My question is in regard to a single shader on various GPUs ("Stream Processor"/"CUDA Core"):
Is it Turing complete?
Can I (in theory) compute an arbitrary function over arbitrary inputs by using a single shader?
I'm trying to understand at what "scale" of computation shaders live.

Did You mean shader as a program used to compute shading?

On wiki talk I found:

(...)Shader models 1.x and 2.0 are indeed not Turing complete, because they lack a generalised iteration capability (they do have some limited looping constructs, but this is effectively unrolled at compile time, so the number of iterations must be constant).

Shader model 3.0, which is used in the latest PC hardware and on Xbox 360, has fully general looping abilities and is Turing complete in the theoretical sense. This rather nicely highlights the difference between theory and practice, though! When people claim a device is Turing complete, what they actually mean is "if this had infinite time and infinite storage, it would be Turing complete". Shader model 3.0 is still extremely limited in register space and program instruction count, so it fails rather badly when put to any real world test.

Note that even shader 1.x can become Turing complete if you allow multiple passes of rendering operations. For instance it is trivial to implement the Game of Life using repeated render-to-texture operations. In this case the input and output textures provide a large amount of storage space, and the repeated render calls fills in for the missing iteration constructs. This is cheating, though, because it is depending on the CPU to issue the render calls!

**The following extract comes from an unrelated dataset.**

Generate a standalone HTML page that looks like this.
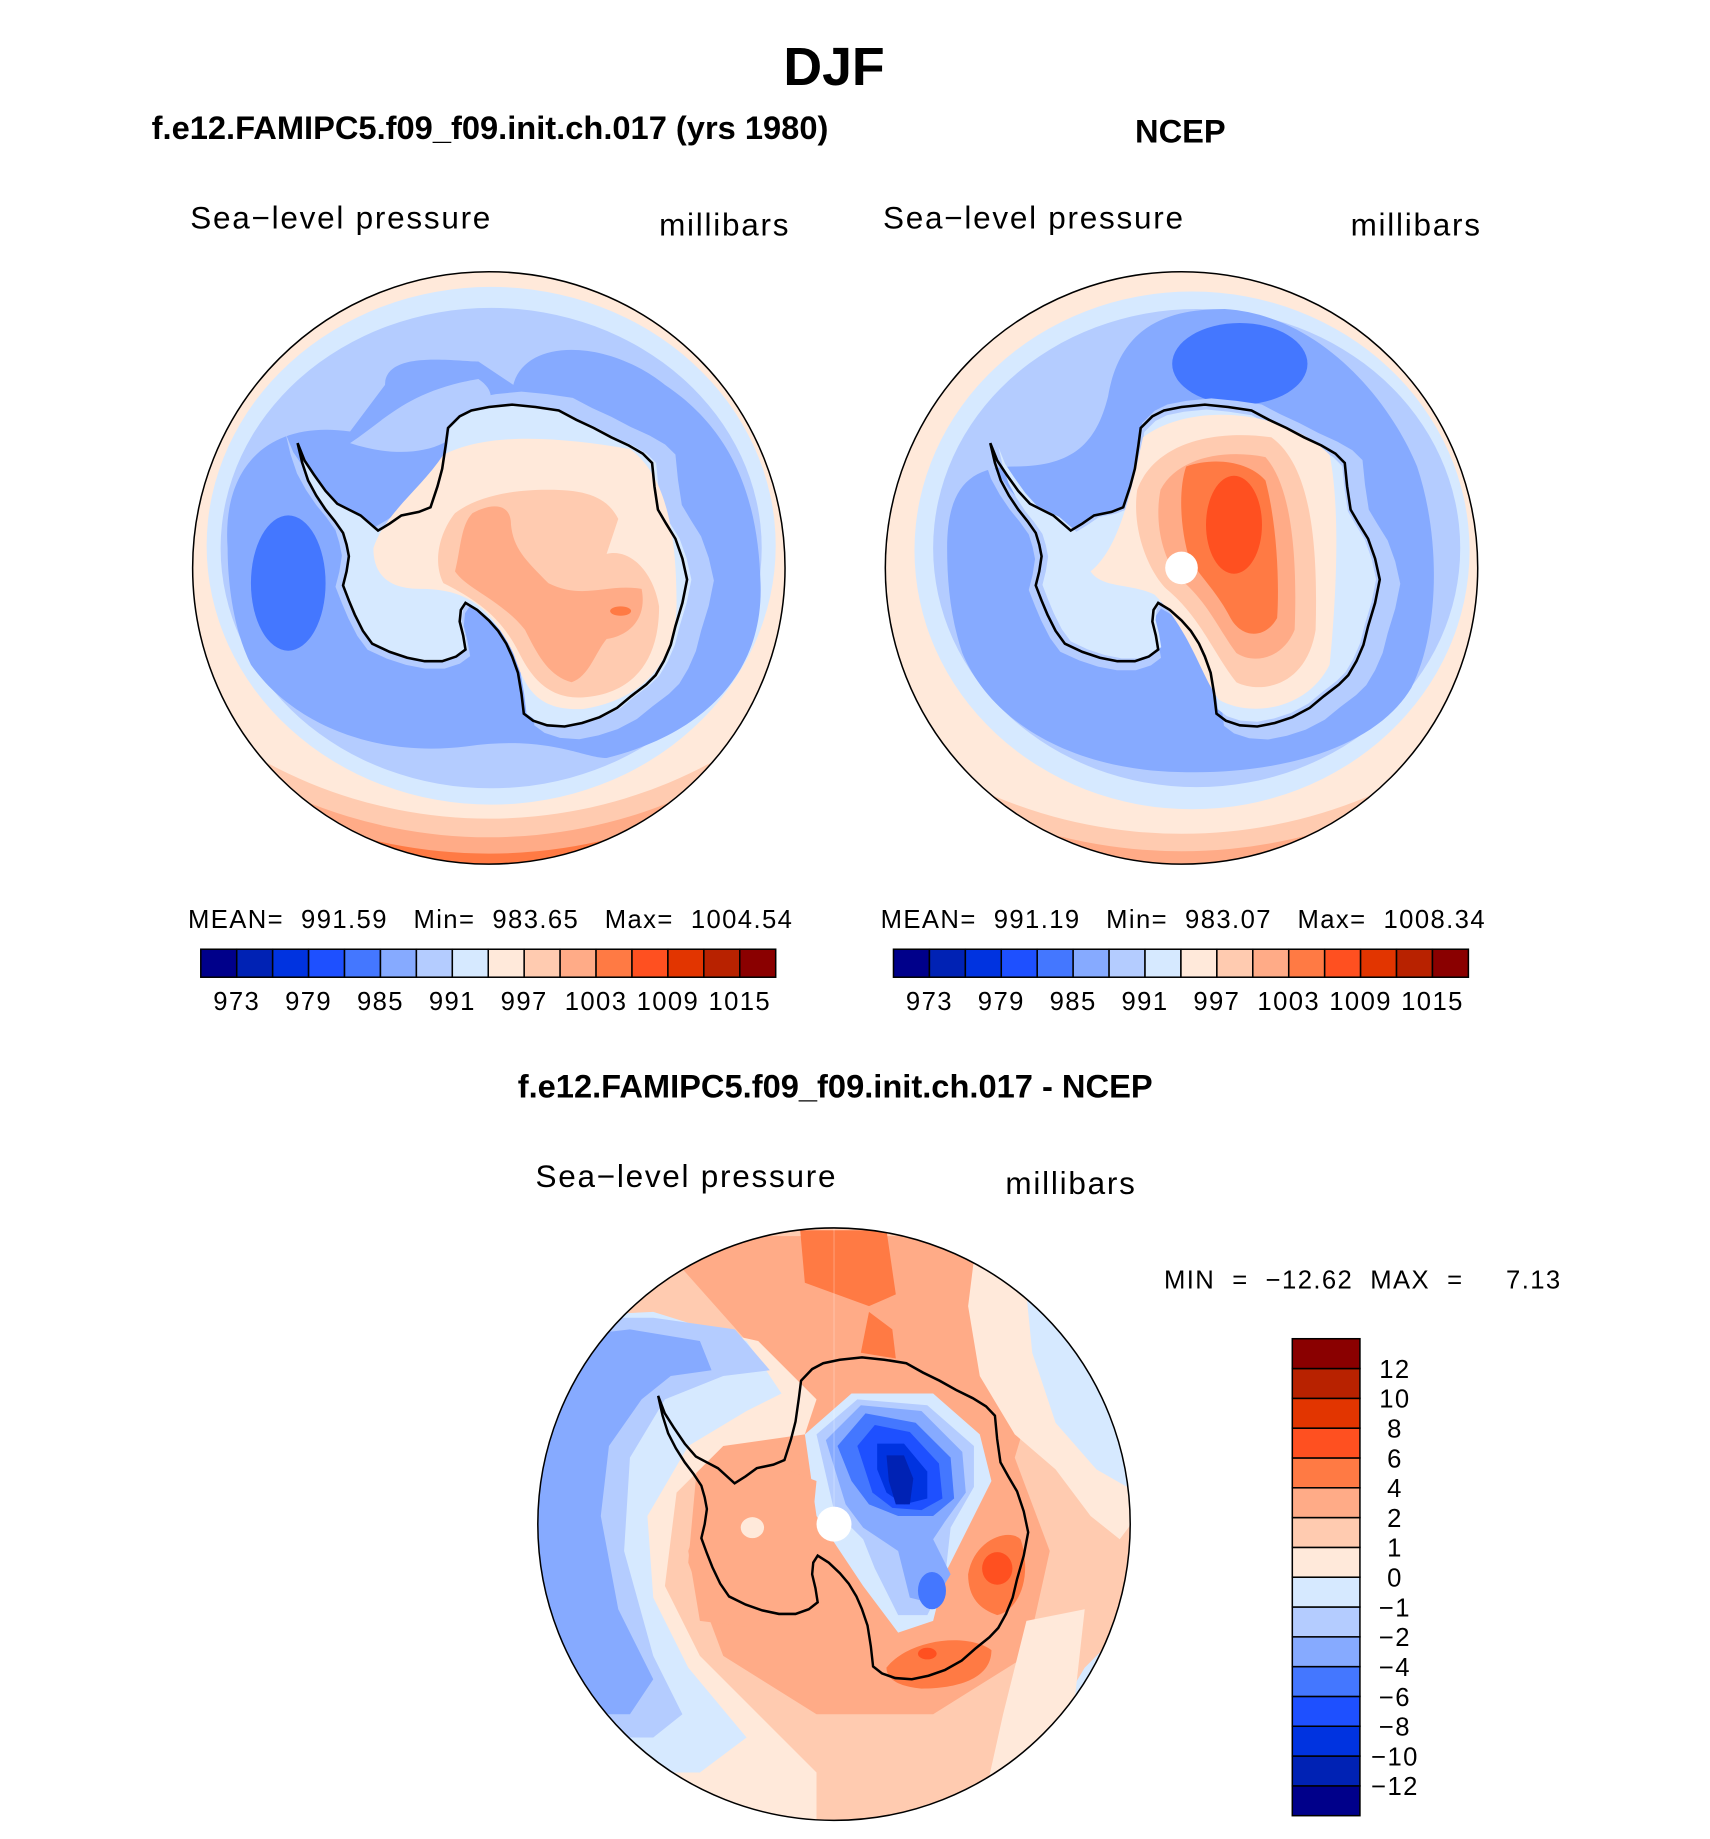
<!DOCTYPE html>
<html><head><meta charset="utf-8"><style>
html,body{margin:0;padding:0;background:#fff}
svg{display:block}
text{font-family:"Liberation Sans",sans-serif;fill:#000;white-space:pre}
.t{font-size:27px;letter-spacing:1.5px}
.s{font-size:22px;letter-spacing:1.2px}
.b{font-weight:bold}
</style></head><body>
<svg id="fig" width="1710" height="1839" viewBox="0 0 1466 1577" xmlns="http://www.w3.org/2000/svg" xml:space="preserve">
<defs>
<path id="coast" d="M-164,-107 L-158,-92 L-150,-80 L-140,-66 L-130,-55 L-120,-50 L-110,-45 L-95,-32 L-85,-38 L-75,-45 L-60,-48 L-50,-52 L-44,-70 L-40,-85 L-37,-105 L-35,-120 L-25,-130 L-15,-135 L0,-138 L20,-140 L40,-138 L60,-135 L75,-127 L90,-120 L105,-112 L120,-105 L132,-98 L140,-90 L142,-70 L145,-50 L152,-38 L160,-25 L166,-8 L170,10 L166,30 L160,50 L156,66 L150,80 L143,92 L135,100 L122,110 L110,120 L95,128 L80,133 L65,136 L50,135 L38,131 L30,125 L28,108 L25,90 L20,76 L15,65 L8,54 L0,45 L-10,36 L-20,30 L-24,36 L-25,46 L-22,58 L-20,70 L-28,76 L-40,80 L-55,80 L-70,77 L-85,72 L-100,65 L-108,54 L-115,40 L-120,28 L-125,15 L-122,3 L-120,-10 L-122,-20 L-125,-30 L-132,-40 L-140,-50 L-148,-62 L-155,-75 L-160,-90 Z"/>
<clipPath id="cl1"><circle cx="419" cy="487" r="254"/></clipPath>
<clipPath id="cl2"><circle cx="1013" cy="487" r="254"/></clipPath>
<clipPath id="cl3"><circle cx="715" cy="1307" r="254"/></clipPath>
</defs>

<text x="715" y="73" text-anchor="middle" class="b" font-size="46">DJF</text>
<text x="420" y="119" text-anchor="middle" class="b" font-size="28">f.e12.FAMIPC5.f09_f09.init.ch.017 (yrs 1980)</text>
<text x="1012" y="122" text-anchor="middle" class="b" font-size="28">NCEP</text>

<!-- LEFT MAP -->
<text x="163" y="196" class="t">Sea−level pressure</text>
<text x="565" y="202" class="t">millibars</text>
<g clip-path="url(#cl1)">
<rect x="160" y="230" width="520" height="520" fill="#ff7a44"/>
<circle cx="419" cy="300" r="432" fill="#ffab87"/>
<circle cx="419" cy="300" r="418" fill="#ffcbb0"/>
<circle cx="419" cy="300" r="402" fill="#ffe9da"/>
<ellipse cx="421" cy="468" rx="244" ry="222" fill="#d6e9ff"/>
<ellipse cx="421" cy="470" rx="232" ry="206" fill="#b4ccff"/>
<path d="M195,470 C190,400 230,360 300,370 L330,330 C330,300 390,310 410,310 L440,330 C450,290 520,290 570,330 C630,370 650,430 652,500 C655,580 600,630 520,650 C500,650 470,630 400,640 C320,650 250,620 215,570 C200,540 195,500 195,470 Z" fill="#86aaff"/>
<path d="M300,380 C330,360 350,335 410,325 C440,345 400,370 380,380 C360,390 330,390 300,380 Z" fill="#b4ccff"/>
<ellipse cx="247" cy="500" rx="32" ry="58" fill="#4477ff"/>
<use href="#coast" fill="#b4ccff" transform="translate(425,487) scale(1.1,1.08)"/>
<use href="#coast" fill="#d6e9ff" transform="translate(421,487) scale(1.01,1.0)"/>
<path d="M320,470 C330,440 360,420 380,390 C420,370 480,375 540,385 C575,410 580,470 580,520 C578,570 550,600 500,608 C460,610 450,590 440,560 C420,520 400,505 360,505 C330,505 320,490 320,470 Z" fill="#ffe9da"/>
<path d="M390,440 C410,425 440,420 470,420 C500,420 520,425 530,445 L520,475 C540,470 560,490 565,520 C565,570 540,595 500,598 C470,600 455,580 445,560 C430,530 410,515 380,500 C370,480 378,455 390,440 Z" fill="#ffcbb0"/>
<path d="M405,440 C420,432 438,430 438,450 C440,470 450,480 470,500 C500,515 520,500 550,505 C555,530 540,545 520,548 C510,560 505,580 490,585 C470,580 460,560 450,540 C430,515 400,505 390,490 C395,470 395,450 405,440 Z" fill="#ffab87"/>
<ellipse cx="532" cy="524" rx="9" ry="4" fill="#ff7a44"/>
<use href="#coast" fill="none" stroke="#000" stroke-width="2.2" transform="translate(419,487)"/>
</g>
<circle cx="419" cy="487" r="254" fill="none" stroke="#000" stroke-width="1.3"/>
<text x="161" y="796" class="s">MEAN=  991.59   Min=  983.65   Max=  1004.54</text>
<g id="cbL"></g>

<!-- RIGHT MAP -->
<text x="757" y="196" class="t">Sea−level pressure</text>
<text x="1158" y="202" class="t">millibars</text>
<g clip-path="url(#cl2)">
<rect x="750" y="230" width="520" height="520" fill="#ffab87"/>
<circle cx="1013" cy="300" r="430" fill="#ffcbb0"/>
<circle cx="1013" cy="300" r="415" fill="#ffe9da"/>
<ellipse cx="1022" cy="472" rx="238" ry="222" fill="#d6e9ff"/>
<ellipse cx="1026" cy="470" rx="226" ry="205" fill="#b4ccff"/>
<path d="M812,470 C812,420 830,400 870,400 C920,400 940,380 950,340 C960,280 1000,265 1050,265 C1130,270 1190,340 1215,400 C1235,460 1235,540 1210,590 C1180,640 1100,665 1010,662 C920,660 850,620 825,560 C815,530 812,500 812,470 Z" fill="#86aaff"/>
<ellipse cx="1063" cy="312" rx="58" ry="35" fill="#4477ff"/>
<use href="#coast" fill="#b4ccff" transform="translate(1017,490) scale(1.08,1.06)"/>
<use href="#coast" fill="#d6e9ff" transform="translate(1015,487) scale(0.97,0.97)"/>
<path d="M935,490 C960,470 970,420 980,375 C1020,345 1100,350 1140,390 C1150,440 1145,520 1140,570 C1120,610 1070,615 1045,600 C1030,580 1020,540 990,510 C970,500 945,505 935,490 Z" fill="#ffe9da"/>
<path d="M975,420 C990,380 1040,368 1090,375 C1125,400 1130,470 1128,540 C1120,590 1080,595 1060,585 C1040,560 1030,530 1000,505 C985,490 970,455 975,420 Z" fill="#ffcbb0"/>
<path d="M995,420 C1010,392 1050,385 1085,392 C1110,420 1112,490 1110,540 C1100,565 1075,570 1060,560 C1045,540 1035,515 1010,495 C995,475 990,445 995,420 Z" fill="#ffab87"/>
<path d="M1017,400 C1040,392 1070,395 1085,412 C1095,450 1097,500 1095,530 C1085,548 1065,548 1055,530 C1045,510 1030,495 1020,480 C1012,455 1010,420 1017,400 Z" fill="#ff7a44"/>
<ellipse cx="1058" cy="450" rx="24" ry="42" fill="#ff5020"/>
<use href="#coast" fill="none" stroke="#000" stroke-width="2.2" transform="translate(1013,487)"/>
</g>
<circle cx="1013" cy="487" r="14" fill="#fff"/>
<circle cx="1013" cy="487" r="254" fill="none" stroke="#000" stroke-width="1.3"/>
<text x="755" y="796" class="s">MEAN=  991.19   Min=  983.07   Max=  1008.34</text>
<g id="cbR"></g>

<!-- DIFFERENCE MAP -->
<text x="716" y="941" text-anchor="middle" class="b" font-size="28">f.e12.FAMIPC5.f09_f09.init.ch.017 - NCEP</text>
<text x="459" y="1018" class="t">Sea−level pressure</text>
<text x="862" y="1024" class="t">millibars</text>
<g clip-path="url(#cl3)">
<rect x="455" y="1050" width="520" height="520" fill="#ffcbb0"/>
<path d="M560,1060 L880,1060 L900,1150 L870,1250 L900,1330 L880,1420 L800,1470 L700,1470 L620,1420 L590,1340 L600,1230 L640,1150 Z" fill="#ffab87"/>
<path d="M686,1055 L760,1055 L768,1110 L745,1120 L690,1100 Z" fill="#ff7a44"/>
<path d="M745,1125 L765,1140 L768,1165 L738,1160 Z" fill="#ff7a44"/>
<path d="M835,1080 L880,1095 L910,1150 L930,1200 L960,1240 L975,1300 L960,1320 L935,1300 L905,1260 L870,1230 L840,1180 L830,1120 Z" fill="#ffe9da"/>
<path d="M880,1110 L920,1120 L960,1200 L975,1280 L940,1260 L905,1220 L885,1160 Z" fill="#d6e9ff"/>
<path d="M930,1430 L980,1380 L980,1560 L880,1560 L900,1480 Z" fill="#d6e9ff"/>
<path d="M880,1390 L930,1380 L920,1470 L880,1560 L840,1560 L860,1470 Z" fill="#ffe9da"/>
<path d="M455,1140 L560,1130 L650,1150 L700,1200 L690,1230 L620,1240 L580,1280 L570,1360 L600,1420 L660,1480 L700,1520 L700,1570 L455,1570 Z" fill="#ffe9da"/>
<path d="M455,1130 L560,1125 L640,1150 L670,1195 L640,1210 L590,1240 L555,1300 L560,1370 L590,1430 L640,1490 L600,1520 L455,1520 Z" fill="#d6e9ff"/>
<path d="M455,1130 L560,1130 L630,1140 L660,1175 L620,1180 L570,1200 L540,1250 L535,1330 L560,1420 L585,1470 L560,1490 L455,1490 Z" fill="#b4ccff"/>
<path d="M455,1150 L540,1140 L600,1150 L610,1175 L575,1180 L550,1200 L522,1240 L515,1300 L530,1380 L560,1440 L540,1470 L500,1470 L455,1460 Z" fill="#86aaff"/>
<path d="M690,1230 L730,1195 L800,1195 L840,1230 L850,1270 L830,1310 L810,1350 L800,1390 L770,1400 L740,1360 L720,1330 L700,1300 Z" fill="#d6e9ff"/>
<path d="M700,1230 L735,1200 L795,1205 L835,1240 L835,1275 L815,1310 L810,1355 L795,1385 L770,1385 L750,1345 L740,1320 L715,1295 Z" fill="#b4ccff"/>
<path d="M708,1235 L738,1205 L790,1210 L825,1245 L828,1280 L810,1305 L800,1320 L815,1350 L800,1375 L780,1370 L770,1330 L740,1310 L725,1290 Z" fill="#86aaff"/>
<path d="M718,1240 L742,1212 L785,1220 L815,1250 L818,1285 L800,1300 L770,1300 L745,1290 L730,1270 Z" fill="#4477ff"/>
<ellipse cx="799" cy="1364" rx="12" ry="16" fill="#4477ff"/>
<path d="M735,1240 L750,1222 L780,1228 L805,1255 L808,1285 L790,1295 L765,1293 L748,1280 Z" fill="#1e50ff"/>
<path d="M752,1238 L775,1238 L795,1262 L795,1285 L775,1290 L760,1280 L752,1260 Z" fill="#0033e0"/>
<path d="M760,1248 L775,1248 L783,1268 L780,1290 L768,1290 L762,1270 Z" fill="#0022b4"/>
<path d="M610,1270 L660,1255 L700,1270 L695,1320 L690,1370 L640,1395 L600,1390 L590,1330 Z" fill="#ffab87"/>
<ellipse cx="645" cy="1310" rx="10" ry="9" fill="#ffe9da"/>
<path d="M830,1350 C835,1320 865,1310 875,1320 C885,1350 875,1380 855,1385 C840,1380 830,1370 830,1350 Z" fill="#ff7a44"/>
<ellipse cx="855" cy="1345" rx="13" ry="14" fill="#ff5020"/>
<path d="M760,1430 C780,1405 830,1400 850,1415 C850,1440 820,1448 790,1448 C770,1446 760,1440 760,1430 Z" fill="#ff7a44"/>
<ellipse cx="795" cy="1418" rx="8" ry="5" fill="#ff5020"/>
<line x1="715" y1="1053" x2="715" y2="1300" stroke="#fff" stroke-opacity="0.25" stroke-width="1"/>
<use href="#coast" fill="none" stroke="#000" stroke-width="2.2" transform="translate(720,1304) scale(0.95,1)"/>
</g>
<circle cx="715" cy="1307" r="15" fill="#fff"/>
<circle cx="715" cy="1307" r="254" fill="none" stroke="#000" stroke-width="1.3"/>
<text x="998" y="1105" class="s">MIN  =  −12.62  MAX  =     7.13</text>
<g id="cbD"></g>
</svg>
<script>
const colors = ['#00008a','#0022b4','#0033e0','#1e50ff','#4477ff','#86aaff','#b4ccff','#d6e9ff','#ffe9da','#ffcbb0','#ffab87','#ff7a44','#ff5020','#e23500','#b82200','#8a0000'];
const slpTickLabels = ['973','979','985','991','997','1003','1009','1015'];
const diffTickLabels = ['−12','−10','−8','−6','−4','−2','−1','0','1','2','4','6','8','10','12'];
const NS = 'http://www.w3.org/2000/svg';
function mk(tag, attrs, parent){const e=document.createElementNS(NS,tag);for(const k in attrs)e.setAttribute(k,attrs[k]);parent.appendChild(e);return e;}
function hbar(id, x0, y0, w, h){
  const g=document.getElementById(id);
  const bw=w/colors.length;
  colors.forEach((c,i)=>{
    const r=mk('rect',{x:x0+i*bw,y:y0,width:bw,height:h,fill:c,stroke:'#000','stroke-width':1.3},g);
    
    
  });
  slpTickLabels.forEach((t,i)=>{
    const tx=mk('text',{x:x0+(1+2*i)*bw,y:y0+52,'text-anchor':'middle',class:'s'},g);
    tx.textContent=t;
    
    
  });
}
hbar('cbL',172,814,493,24);
hbar('cbR',766,814,493,24);
(function(){
  const g=document.getElementById('cbD');
  const x0=1108,y0=1148,w=58,h=409,bh=h/colors.length;
  colors.forEach((c,i)=>{
    const r=mk('rect',{x:x0,y:y0+h-(i+1)*bh,width:w,height:bh,fill:c,stroke:'#000','stroke-width':1.3},g);
    
    
  });
  diffTickLabels.forEach((t,i)=>{
    const tx=mk('text',{x:1196,y:y0+h-(i+1)*bh+8,'text-anchor':'middle',class:'s'},g);
    tx.textContent=t;
    
    
  });
})();
</script>
</body></html>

as an example of non-turing-complete languages: Wikipedia Page on non-turing-complete Shaders

Generally it depends on shader language (and Your Turing-complete requirements), but I think that most recent shader languages can be called Turing complete (if we ignore any limitations of finite memory) bacause they can loop and read/write variables.

EDIT:

If I misunderstood Your question and You mean shader as shader processing unit (like Cuda core) then I think that single core should not be considered in category of Turing complete or not complete. GPU is not only built up on cores. Answering Your question you can program GPU with any number of cuda cores to "compute an arbitrary function over arbitrary inputs".